Born out of a vision that human comprehension should be prioritised above mechanical computation, declarative languages prioritise the purpose of evaluating programs above of the process of evaluating programs. Effect handlers embrace the two perspectives by offering a programming framework where the purpose of a program is given by operations from a given syntax and the process of evaluating such programs is given by handlers that provide a semantics.

The popularity of algebraic effects is partly due to the practical benefits they offer as a tool for describing modular domain-specific languages (DSLs). Algebraic effect handlers enable the creation of specialized, domain-specific languages tailored to address the unique requirements of specific application domains. By encapsulating effectful operations within algebraic theories, these handlers offer a modular and composable framework for defining and interpreting computational effects. This not only enhances the expressiveness of DSLs but also facilitates a more intuitive and maintainable way of reasoning about and orchestrating complex computations within specific problem domains. The adaptability and versatility afforded by algebraic effect handlers empower developers to flexibly extend the domains they are working with and reinterpret those domains differently depending on the context they require.

Unfortunately, the very mechanism that make algebraic effects modular—that is, algebraicity—is also their limitation: not all operations of practical importance are algebraic.

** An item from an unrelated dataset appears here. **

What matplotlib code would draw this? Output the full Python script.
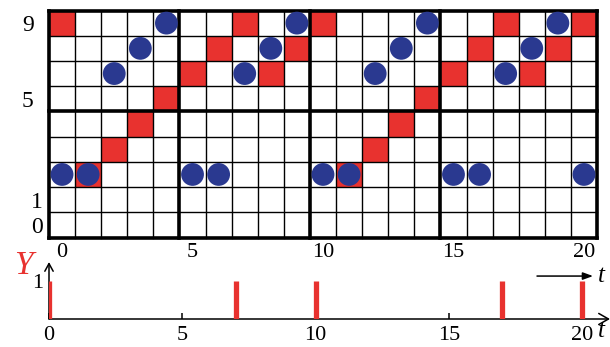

In particular, handlers such as catch for catching exceptions and once for pruning the results of a logic program violate the requirements of algebraic operations. This shortcoming motivated the exploration of generalisations of algebraic effects into scoped and latent effects, whose additional expressivity come at the cost of the inherent modularity offered by algebraic effects. Recent work has shown how to recover modularity by considering modular models that can be inherently extended with new operations.

This talk outlines the practical aspects the effective library, an implementation of modular higher-order effects in Haskell that is tailored to simplify working with modular models of algebraic and scoped effects. The library enables users to define the syntax and semantics of their own DSLs in a way that is modular and extensible, while integrating well with Haskell’s primitive I/O mechanisms and monad transformer infrastructure.